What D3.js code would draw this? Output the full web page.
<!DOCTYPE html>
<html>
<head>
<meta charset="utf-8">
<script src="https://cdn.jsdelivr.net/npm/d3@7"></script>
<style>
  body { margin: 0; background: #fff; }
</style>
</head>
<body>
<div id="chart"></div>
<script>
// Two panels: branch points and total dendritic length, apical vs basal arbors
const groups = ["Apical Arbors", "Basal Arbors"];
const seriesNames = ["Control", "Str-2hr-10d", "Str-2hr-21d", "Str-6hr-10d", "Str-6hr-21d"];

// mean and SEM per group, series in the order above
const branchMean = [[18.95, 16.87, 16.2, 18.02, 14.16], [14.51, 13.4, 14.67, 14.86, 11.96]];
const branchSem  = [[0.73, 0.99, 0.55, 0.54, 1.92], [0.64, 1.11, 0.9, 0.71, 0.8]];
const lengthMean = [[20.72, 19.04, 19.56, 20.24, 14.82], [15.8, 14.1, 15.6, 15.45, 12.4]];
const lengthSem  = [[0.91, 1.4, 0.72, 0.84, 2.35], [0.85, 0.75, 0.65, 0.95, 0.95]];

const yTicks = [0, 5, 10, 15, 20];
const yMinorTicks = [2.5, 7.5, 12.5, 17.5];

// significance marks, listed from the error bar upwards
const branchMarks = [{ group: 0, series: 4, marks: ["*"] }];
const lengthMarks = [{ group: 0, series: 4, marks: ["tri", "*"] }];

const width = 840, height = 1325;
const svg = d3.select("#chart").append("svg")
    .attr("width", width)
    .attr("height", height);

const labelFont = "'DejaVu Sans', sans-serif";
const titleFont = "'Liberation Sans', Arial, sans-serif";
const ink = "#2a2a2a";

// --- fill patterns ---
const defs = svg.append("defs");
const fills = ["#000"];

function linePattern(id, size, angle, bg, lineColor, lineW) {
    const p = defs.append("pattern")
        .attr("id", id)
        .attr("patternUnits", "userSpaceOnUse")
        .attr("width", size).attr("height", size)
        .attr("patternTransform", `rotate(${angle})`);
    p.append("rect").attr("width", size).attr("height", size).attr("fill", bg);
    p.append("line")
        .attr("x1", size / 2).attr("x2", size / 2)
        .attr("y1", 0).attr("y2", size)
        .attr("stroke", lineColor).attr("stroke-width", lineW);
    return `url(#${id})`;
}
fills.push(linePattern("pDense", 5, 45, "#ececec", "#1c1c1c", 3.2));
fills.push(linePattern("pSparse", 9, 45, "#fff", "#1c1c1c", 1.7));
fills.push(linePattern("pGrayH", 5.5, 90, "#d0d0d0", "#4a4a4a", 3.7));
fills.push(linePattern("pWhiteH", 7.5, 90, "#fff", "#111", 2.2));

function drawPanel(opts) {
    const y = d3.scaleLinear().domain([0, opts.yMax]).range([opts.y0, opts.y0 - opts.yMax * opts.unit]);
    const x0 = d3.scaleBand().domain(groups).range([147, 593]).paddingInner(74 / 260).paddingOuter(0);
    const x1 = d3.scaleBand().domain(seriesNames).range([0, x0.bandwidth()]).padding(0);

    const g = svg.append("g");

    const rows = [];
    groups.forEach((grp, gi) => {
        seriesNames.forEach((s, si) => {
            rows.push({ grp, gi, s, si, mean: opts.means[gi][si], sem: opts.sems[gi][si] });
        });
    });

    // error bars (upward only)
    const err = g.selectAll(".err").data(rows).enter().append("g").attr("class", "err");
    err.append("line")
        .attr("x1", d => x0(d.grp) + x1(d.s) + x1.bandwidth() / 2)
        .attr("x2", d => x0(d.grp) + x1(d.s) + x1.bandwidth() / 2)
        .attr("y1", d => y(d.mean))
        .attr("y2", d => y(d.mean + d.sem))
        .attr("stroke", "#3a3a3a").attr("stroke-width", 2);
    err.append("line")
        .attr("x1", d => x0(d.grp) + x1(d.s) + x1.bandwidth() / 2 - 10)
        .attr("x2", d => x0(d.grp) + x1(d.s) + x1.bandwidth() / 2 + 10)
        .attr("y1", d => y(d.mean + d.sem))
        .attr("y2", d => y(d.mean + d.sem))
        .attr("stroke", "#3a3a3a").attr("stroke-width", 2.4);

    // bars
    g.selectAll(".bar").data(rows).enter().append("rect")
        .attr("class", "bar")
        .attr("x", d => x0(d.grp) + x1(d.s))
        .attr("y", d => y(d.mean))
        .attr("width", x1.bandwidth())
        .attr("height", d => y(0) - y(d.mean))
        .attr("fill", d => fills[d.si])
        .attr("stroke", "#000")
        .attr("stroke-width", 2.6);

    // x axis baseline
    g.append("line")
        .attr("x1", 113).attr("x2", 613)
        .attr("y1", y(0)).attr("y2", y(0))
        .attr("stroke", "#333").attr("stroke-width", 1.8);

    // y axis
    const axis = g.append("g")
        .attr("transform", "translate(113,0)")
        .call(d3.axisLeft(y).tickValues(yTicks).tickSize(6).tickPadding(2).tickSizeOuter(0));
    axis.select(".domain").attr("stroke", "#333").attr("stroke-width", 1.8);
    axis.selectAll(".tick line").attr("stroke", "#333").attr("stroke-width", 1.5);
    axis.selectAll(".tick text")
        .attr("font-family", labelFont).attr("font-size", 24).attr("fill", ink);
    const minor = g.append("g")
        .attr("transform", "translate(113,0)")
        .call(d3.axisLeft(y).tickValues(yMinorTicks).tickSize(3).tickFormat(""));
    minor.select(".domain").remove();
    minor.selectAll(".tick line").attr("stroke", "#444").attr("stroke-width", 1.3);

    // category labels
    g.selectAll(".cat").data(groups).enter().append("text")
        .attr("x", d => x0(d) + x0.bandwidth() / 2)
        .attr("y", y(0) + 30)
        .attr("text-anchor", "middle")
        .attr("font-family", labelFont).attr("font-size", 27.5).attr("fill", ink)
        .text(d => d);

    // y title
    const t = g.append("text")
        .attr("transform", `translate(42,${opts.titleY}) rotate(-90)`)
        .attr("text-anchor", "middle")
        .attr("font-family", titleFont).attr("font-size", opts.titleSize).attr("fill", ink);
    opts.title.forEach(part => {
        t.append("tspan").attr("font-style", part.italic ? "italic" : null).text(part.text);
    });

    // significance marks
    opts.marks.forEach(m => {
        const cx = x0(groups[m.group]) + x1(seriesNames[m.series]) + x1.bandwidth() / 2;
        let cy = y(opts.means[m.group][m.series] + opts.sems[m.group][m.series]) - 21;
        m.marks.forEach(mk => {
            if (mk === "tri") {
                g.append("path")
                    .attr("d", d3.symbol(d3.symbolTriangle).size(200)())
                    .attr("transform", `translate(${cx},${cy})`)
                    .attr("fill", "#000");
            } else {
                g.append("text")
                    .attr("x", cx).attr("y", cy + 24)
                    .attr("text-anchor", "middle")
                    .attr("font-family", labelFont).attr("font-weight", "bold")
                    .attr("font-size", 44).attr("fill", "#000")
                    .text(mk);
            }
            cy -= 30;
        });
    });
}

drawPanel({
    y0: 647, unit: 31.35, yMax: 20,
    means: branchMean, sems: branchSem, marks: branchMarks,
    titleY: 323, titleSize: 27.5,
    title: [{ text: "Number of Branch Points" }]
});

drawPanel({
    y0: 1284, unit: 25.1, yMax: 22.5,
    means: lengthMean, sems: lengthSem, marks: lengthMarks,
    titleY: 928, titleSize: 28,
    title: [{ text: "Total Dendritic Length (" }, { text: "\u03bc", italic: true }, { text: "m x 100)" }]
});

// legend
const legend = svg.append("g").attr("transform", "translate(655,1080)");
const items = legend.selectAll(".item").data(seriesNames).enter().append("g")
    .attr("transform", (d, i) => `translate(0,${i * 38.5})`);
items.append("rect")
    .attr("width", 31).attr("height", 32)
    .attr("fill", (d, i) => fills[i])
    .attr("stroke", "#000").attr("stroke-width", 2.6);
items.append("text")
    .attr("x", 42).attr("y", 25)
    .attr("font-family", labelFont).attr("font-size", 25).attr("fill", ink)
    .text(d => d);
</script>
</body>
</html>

_ _ _ _

What is needed is an exact copy of the lines from the start of the listing through the line where "0.65, 0.95, 0.95]];" sits, please, both end lines included and nothing more.

What D3.js code would draw this? Output the full web page.
<!DOCTYPE html>
<html>
<head>
<meta charset="utf-8">
<script src="https://cdn.jsdelivr.net/npm/d3@7"></script>
<style>
  body { margin: 0; background: #fff; }
</style>
</head>
<body>
<div id="chart"></div>
<script>
// Two panels: branch points and total dendritic length, apical vs basal arbors
const groups = ["Apical Arbors", "Basal Arbors"];
const seriesNames = ["Control", "Str-2hr-10d", "Str-2hr-21d", "Str-6hr-10d", "Str-6hr-21d"];

// mean and SEM per group, series in the order above
const branchMean = [[18.95, 16.87, 16.2, 18.02, 14.16], [14.51, 13.4, 14.67, 14.86, 11.96]];
const branchSem  = [[0.73, 0.99, 0.55, 0.54, 1.92], [0.64, 1.11, 0.9, 0.71, 0.8]];
const lengthMean = [[20.72, 19.04, 19.56, 20.24, 14.82], [15.8, 14.1, 15.6, 15.45, 12.4]];
const lengthSem  = [[0.91, 1.4, 0.72, 0.84, 2.35], [0.85, 0.75, 0.65, 0.95, 0.95]];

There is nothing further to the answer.